Clients sending invalid docs

I have a bunch of clients that are sending documents directly to my ES cluster via bulkIndex. Those documents are valid for 1.x, but are now invalid with 2.x. Specifically, a lot of the documents had periods in field names. Sadly, it won't be trivial or quick to upgrade all those clients.

My current plan is to stand up a separate 2.3 cluster. I can use logstash's elasticsearch input/output plugins to copy over all the existing indices. My problem is, new data is being written all the time with the now-invalid documents. Is there anything in logstash that will watch an index and slurp in just the data? All the indicies are daily indicies; at worst I could setup a cron job to copy over the current day's indices every N time period. But I'd rather have it react to real traffic.

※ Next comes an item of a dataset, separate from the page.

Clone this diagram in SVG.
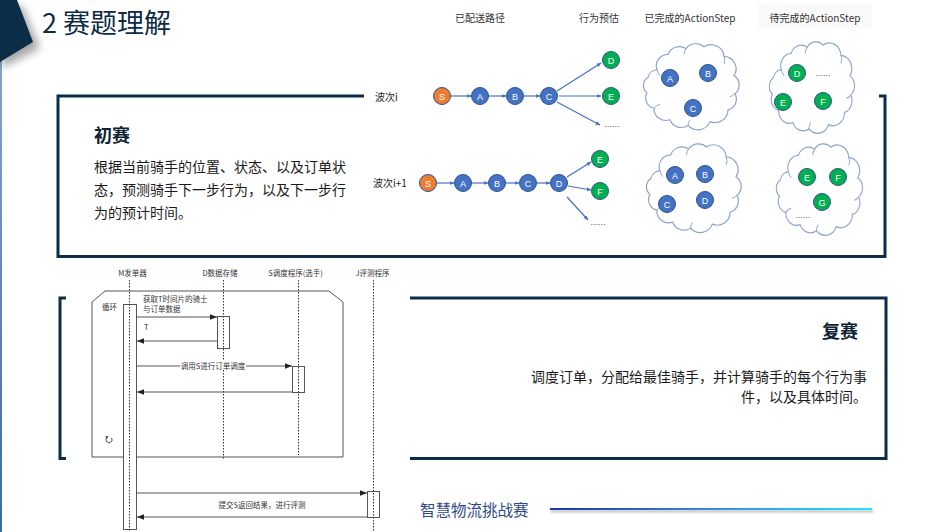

The ES input can't do streaming like that, it's batch only.

Ok, is there any way that ES Watcher helps? My two other options that I can see are (short of upgrading every client, which again, is out of my control):

  1. writing some sort of http proxy that intercepts and mangles the request before it hits ES
  2. awake the ES input every N minutes and re-index everything. If I just limit it to the past 24-48 hours, I think that is feasible. I'm not sending that much data. Maybe a 1 gig a day at most.

Thoughts on either option or what I could have done to keep me out of this hole? I guess I could have gone directly to logstash for everything but as there was no transformation needed at the time, it seemed wasteful. And to be honest, Elasticsearch performed a lot more reliably IME than Logstash.

It could, might be a bit complicated though.

I'd do that.